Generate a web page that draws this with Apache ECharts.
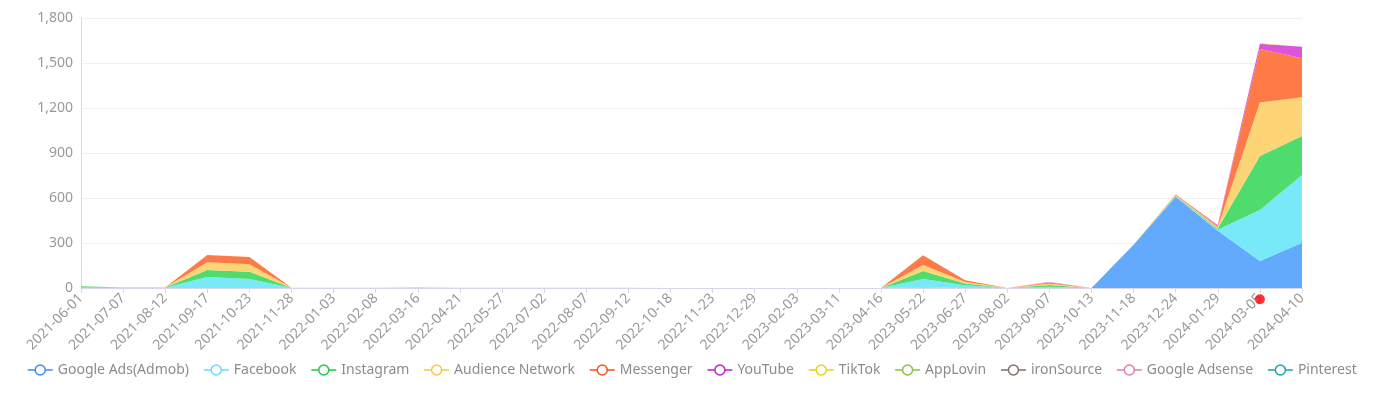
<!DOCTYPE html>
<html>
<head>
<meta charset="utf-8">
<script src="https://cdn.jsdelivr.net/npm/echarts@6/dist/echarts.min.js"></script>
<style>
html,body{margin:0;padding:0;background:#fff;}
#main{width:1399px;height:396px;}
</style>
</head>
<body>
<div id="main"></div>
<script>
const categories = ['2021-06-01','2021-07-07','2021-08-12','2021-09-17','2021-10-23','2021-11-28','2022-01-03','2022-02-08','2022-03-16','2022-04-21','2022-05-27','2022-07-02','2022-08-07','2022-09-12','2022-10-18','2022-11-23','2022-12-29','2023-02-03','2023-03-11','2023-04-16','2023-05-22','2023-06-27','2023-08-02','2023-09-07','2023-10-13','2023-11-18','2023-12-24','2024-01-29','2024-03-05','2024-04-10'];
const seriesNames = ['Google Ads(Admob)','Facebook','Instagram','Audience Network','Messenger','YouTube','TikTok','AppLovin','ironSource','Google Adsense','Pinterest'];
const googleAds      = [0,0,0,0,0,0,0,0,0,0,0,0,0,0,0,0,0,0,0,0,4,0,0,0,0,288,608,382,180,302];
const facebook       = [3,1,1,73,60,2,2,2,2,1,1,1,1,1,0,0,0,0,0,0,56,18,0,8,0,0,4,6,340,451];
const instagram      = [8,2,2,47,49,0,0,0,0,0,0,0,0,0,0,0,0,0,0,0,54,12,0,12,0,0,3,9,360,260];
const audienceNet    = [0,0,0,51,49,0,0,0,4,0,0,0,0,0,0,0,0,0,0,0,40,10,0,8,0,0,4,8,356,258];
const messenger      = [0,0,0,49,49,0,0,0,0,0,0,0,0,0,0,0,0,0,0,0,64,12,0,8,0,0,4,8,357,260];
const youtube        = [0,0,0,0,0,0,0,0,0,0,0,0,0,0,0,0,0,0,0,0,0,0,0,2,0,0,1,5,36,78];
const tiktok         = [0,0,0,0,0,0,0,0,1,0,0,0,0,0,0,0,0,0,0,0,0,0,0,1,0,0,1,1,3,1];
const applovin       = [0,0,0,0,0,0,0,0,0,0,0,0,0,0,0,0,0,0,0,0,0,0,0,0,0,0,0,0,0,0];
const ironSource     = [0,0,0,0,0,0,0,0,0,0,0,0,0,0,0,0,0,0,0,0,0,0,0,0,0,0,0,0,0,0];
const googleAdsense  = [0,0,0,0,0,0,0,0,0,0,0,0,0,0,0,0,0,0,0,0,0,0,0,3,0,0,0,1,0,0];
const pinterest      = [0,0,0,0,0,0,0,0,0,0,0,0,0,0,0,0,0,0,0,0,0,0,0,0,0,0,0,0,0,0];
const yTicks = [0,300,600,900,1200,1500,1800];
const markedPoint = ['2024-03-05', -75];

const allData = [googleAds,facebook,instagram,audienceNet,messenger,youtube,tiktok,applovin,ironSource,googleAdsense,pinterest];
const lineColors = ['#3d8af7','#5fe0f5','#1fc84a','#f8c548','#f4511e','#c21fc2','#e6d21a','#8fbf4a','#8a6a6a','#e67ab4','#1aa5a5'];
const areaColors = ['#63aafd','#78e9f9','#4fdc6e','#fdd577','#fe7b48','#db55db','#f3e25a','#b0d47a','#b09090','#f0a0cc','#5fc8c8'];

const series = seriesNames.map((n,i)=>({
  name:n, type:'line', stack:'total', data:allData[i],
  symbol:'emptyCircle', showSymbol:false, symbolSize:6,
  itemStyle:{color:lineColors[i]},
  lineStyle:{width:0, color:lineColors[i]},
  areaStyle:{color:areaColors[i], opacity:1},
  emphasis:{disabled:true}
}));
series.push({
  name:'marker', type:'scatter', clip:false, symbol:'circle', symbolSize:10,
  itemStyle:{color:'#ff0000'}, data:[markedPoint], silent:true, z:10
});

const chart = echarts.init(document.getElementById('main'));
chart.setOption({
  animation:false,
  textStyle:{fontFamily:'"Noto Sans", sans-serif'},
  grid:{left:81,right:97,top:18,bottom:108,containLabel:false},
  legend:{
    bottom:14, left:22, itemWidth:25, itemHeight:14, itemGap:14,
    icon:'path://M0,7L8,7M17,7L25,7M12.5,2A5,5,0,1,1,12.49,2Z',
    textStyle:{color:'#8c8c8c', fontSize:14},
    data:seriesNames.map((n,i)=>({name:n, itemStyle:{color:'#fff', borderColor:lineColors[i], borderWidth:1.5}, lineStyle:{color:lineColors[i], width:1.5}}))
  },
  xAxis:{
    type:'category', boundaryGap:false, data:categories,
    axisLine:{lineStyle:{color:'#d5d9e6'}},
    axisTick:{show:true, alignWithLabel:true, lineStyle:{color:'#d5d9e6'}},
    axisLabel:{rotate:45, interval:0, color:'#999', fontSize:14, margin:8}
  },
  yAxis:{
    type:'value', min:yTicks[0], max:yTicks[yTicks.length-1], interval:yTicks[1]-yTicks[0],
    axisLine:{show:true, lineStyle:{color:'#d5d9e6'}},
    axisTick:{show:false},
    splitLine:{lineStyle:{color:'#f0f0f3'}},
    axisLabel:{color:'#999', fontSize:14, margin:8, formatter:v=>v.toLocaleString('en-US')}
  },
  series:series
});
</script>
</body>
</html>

==

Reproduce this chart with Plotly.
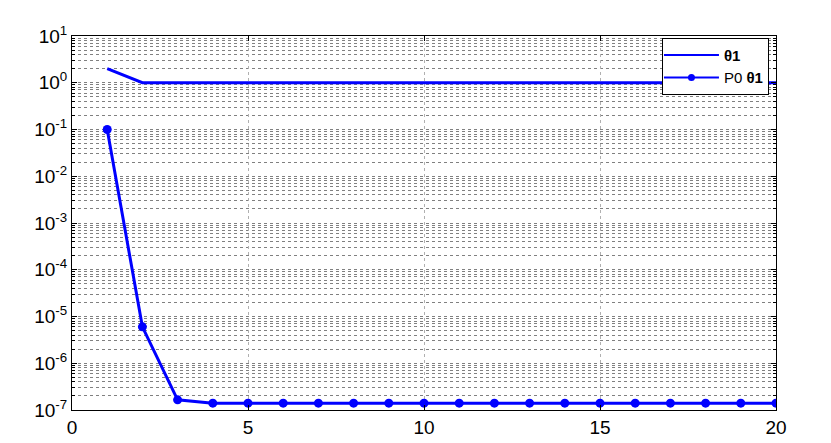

Problem details: Copy all lines above containing the string "this".

Task result:
Generate a web page that draws this with Apache ECharts.
Reproduce this chart with Plotly.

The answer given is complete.